▶ **PROBLEM DESCRIPTION**:
Output every line exactly as written. Leave out pictures.

▶ **DATASET EXCERPT**:
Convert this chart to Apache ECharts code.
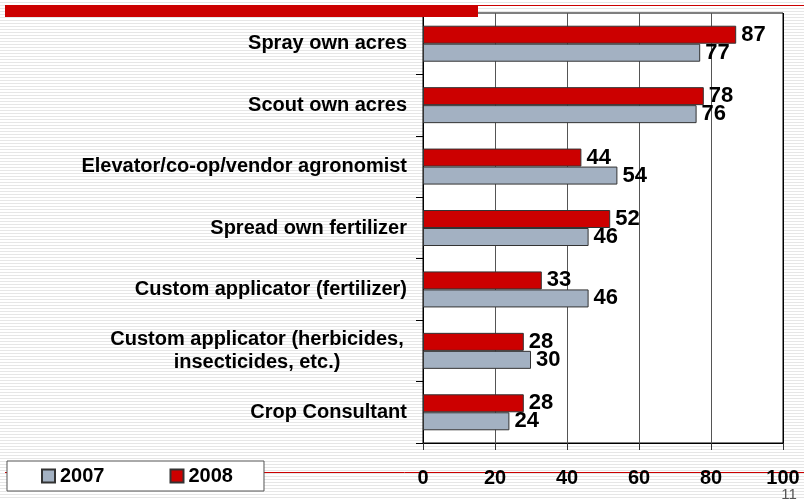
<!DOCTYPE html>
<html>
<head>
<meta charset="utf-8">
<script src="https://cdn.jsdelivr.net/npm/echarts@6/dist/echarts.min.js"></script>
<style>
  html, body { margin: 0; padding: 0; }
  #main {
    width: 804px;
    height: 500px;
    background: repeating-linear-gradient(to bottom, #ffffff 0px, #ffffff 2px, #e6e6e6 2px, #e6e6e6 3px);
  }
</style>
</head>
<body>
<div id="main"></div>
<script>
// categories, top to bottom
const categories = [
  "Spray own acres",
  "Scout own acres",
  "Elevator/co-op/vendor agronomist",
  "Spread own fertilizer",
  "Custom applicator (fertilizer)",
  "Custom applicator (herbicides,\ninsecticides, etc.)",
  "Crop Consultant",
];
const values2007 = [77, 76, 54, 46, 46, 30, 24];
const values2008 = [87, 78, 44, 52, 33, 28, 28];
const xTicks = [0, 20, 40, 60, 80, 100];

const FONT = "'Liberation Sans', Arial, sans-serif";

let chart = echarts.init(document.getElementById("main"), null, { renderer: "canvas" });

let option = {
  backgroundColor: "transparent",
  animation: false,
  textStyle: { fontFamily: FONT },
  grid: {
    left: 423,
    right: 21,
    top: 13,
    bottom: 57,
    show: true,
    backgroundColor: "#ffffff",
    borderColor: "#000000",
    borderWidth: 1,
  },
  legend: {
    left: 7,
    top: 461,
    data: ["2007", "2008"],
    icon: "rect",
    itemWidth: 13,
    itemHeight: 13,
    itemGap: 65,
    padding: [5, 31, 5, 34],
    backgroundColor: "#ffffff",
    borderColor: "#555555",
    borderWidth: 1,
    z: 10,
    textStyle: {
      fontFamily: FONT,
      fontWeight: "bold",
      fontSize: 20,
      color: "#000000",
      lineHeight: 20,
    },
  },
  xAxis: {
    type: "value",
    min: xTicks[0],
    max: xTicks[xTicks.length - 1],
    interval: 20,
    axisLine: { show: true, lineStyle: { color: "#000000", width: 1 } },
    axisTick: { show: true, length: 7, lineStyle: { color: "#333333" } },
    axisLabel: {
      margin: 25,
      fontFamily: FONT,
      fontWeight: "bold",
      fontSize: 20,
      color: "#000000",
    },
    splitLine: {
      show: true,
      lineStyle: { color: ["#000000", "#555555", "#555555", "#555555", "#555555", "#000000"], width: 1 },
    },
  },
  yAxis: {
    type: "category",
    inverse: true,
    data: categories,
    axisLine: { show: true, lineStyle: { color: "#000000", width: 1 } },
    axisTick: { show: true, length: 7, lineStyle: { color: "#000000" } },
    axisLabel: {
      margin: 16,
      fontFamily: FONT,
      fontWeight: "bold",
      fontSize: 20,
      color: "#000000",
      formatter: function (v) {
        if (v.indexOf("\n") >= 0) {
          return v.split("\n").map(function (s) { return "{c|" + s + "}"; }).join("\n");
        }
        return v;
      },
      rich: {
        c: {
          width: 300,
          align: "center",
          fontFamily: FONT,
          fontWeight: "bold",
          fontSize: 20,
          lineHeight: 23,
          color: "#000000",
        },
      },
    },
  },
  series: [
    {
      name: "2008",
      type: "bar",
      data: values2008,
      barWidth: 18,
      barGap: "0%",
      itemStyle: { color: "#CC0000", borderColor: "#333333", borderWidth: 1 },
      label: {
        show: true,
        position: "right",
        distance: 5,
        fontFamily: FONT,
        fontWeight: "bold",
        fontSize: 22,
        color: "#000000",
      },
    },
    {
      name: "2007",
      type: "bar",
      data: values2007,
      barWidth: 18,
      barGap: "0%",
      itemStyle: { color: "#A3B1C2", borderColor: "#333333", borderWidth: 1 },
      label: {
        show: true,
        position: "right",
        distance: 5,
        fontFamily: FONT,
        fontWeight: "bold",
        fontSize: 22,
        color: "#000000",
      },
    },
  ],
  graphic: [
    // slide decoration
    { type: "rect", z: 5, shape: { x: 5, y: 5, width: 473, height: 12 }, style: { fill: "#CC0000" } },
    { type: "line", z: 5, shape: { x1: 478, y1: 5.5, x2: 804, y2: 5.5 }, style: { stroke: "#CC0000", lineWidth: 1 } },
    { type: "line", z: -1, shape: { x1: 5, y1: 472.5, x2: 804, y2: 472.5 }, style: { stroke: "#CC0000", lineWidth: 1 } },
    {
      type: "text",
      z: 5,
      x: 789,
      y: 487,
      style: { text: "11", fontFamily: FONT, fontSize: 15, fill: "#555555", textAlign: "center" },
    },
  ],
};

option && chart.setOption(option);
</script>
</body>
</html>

▶ **WRITTEN SOLUTION**:
Convert this chart to Apache ECharts code.
<!DOCTYPE html>
<html>
<head>
<meta charset="utf-8">
<script src="https://cdn.jsdelivr.net/npm/echarts@6/dist/echarts.min.js"></script>
<style>
  html, body { margin: 0; padding: 0; }
  #main {
    width: 804px;
    height: 500px;
    background: repeating-linear-gradient(to bottom, #ffffff 0px, #ffffff 2px, #e6e6e6 2px, #e6e6e6 3px);
  }
</style>
</head>
<body>
<div id="main"></div>
<script>
// categories, top to bottom
const categories = [
  "Spray own acres",
  "Scout own acres",
  "Elevator/co-op/vendor agronomist",
  "Spread own fertilizer",
  "Custom applicator (fertilizer)",
  "Custom applicator (herbicides,\ninsecticides, etc.)",
  "Crop Consultant",
];
const values2007 = [77, 76, 54, 46, 46, 30, 24];
const values2008 = [87, 78, 44, 52, 33, 28, 28];
const xTicks = [0, 20, 40, 60, 80, 100];

const FONT = "'Liberation Sans', Arial, sans-serif";

let chart = echarts.init(document.getElementById("main"), null, { renderer: "canvas" });

let option = {
  backgroundColor: "transparent",
  animation: false,
  textStyle: { fontFamily: FONT },
  grid: {
    left: 423,
    right: 21,
    top: 13,
    bottom: 57,
    show: true,
    backgroundColor: "#ffffff",
    borderColor: "#000000",
    borderWidth: 1,
  },
  legend: {
    left: 7,
    top: 461,
    data: ["2007", "2008"],
    icon: "rect",
    itemWidth: 13,
    itemHeight: 13,
    itemGap: 65,
    padding: [5, 31, 5, 34],
    backgroundColor: "#ffffff",
    borderColor: "#555555",
    borderWidth: 1,
    z: 10,
    textStyle: {
      fontFamily: FONT,
      fontWeight: "bold",
      fontSize: 20,
      color: "#000000",
      lineHeight: 20,
    },
  },
  xAxis: {
    type: "value",
    min: xTicks[0],
    max: xTicks[xTicks.length - 1],
    interval: 20,
    axisLine: { show: true, lineStyle: { color: "#000000", width: 1 } },
    axisTick: { show: true, length: 7, lineStyle: { color: "#333333" } },
    axisLabel: {
      margin: 25,
      fontFamily: FONT,
      fontWeight: "bold",
      fontSize: 20,
      color: "#000000",
    },
    splitLine: {
      show: true,
      lineStyle: { color: ["#000000", "#555555", "#555555", "#555555", "#555555", "#000000"], width: 1 },
    },
  },
  yAxis: {
    type: "category",
    inverse: true,
    data: categories,
    axisLine: { show: true, lineStyle: { color: "#000000", width: 1 } },
    axisTick: { show: true, length: 7, lineStyle: { color: "#000000" } },
    axisLabel: {
      margin: 16,
      fontFamily: FONT,
      fontWeight: "bold",
      fontSize: 20,
      color: "#000000",
      formatter: function (v) {
        if (v.indexOf("\n") >= 0) {
          return v.split("\n").map(function (s) { return "{c|" + s + "}"; }).join("\n");
        }
        return v;
      },
      rich: {
        c: {
          width: 300,
          align: "center",
          fontFamily: FONT,
          fontWeight: "bold",
          fontSize: 20,
          lineHeight: 23,
          color: "#000000",
        },
      },
    },
  },
  series: [
    {
      name: "2008",
      type: "bar",
      data: values2008,
      barWidth: 18,
      barGap: "0%",
      itemStyle: { color: "#CC0000", borderColor: "#333333", borderWidth: 1 },
      label: {
        show: true,
        position: "right",
        distance: 5,
        fontFamily: FONT,
        fontWeight: "bold",
        fontSize: 22,
        color: "#000000",
      },
    },
    {
      name: "2007",
      type: "bar",
      data: values2007,
      barWidth: 18,
      barGap: "0%",
      itemStyle: { color: "#A3B1C2", borderColor: "#333333", borderWidth: 1 },
      label: {
        show: true,
        position: "right",
        distance: 5,
        fontFamily: FONT,
        fontWeight: "bold",
        fontSize: 22,
        color: "#000000",
      },
    },
  ],
  graphic: [
    // slide decoration
    { type: "rect", z: 5, shape: { x: 5, y: 5, width: 473, height: 12 }, style: { fill: "#CC0000" } },
    { type: "line", z: 5, shape: { x1: 478, y1: 5.5, x2: 804, y2: 5.5 }, style: { stroke: "#CC0000", lineWidth: 1 } },
    { type: "line", z: -1, shape: { x1: 5, y1: 472.5, x2: 804, y2: 472.5 }, style: { stroke: "#CC0000", lineWidth: 1 } },
    {
      type: "text",
      z: 5,
      x: 789,
      y: 487,
      style: { text: "11", fontFamily: FONT, fontSize: 15, fill: "#555555", textAlign: "center" },
    },
  ],
};

option && chart.setOption(option);
</script>
</body>
</html>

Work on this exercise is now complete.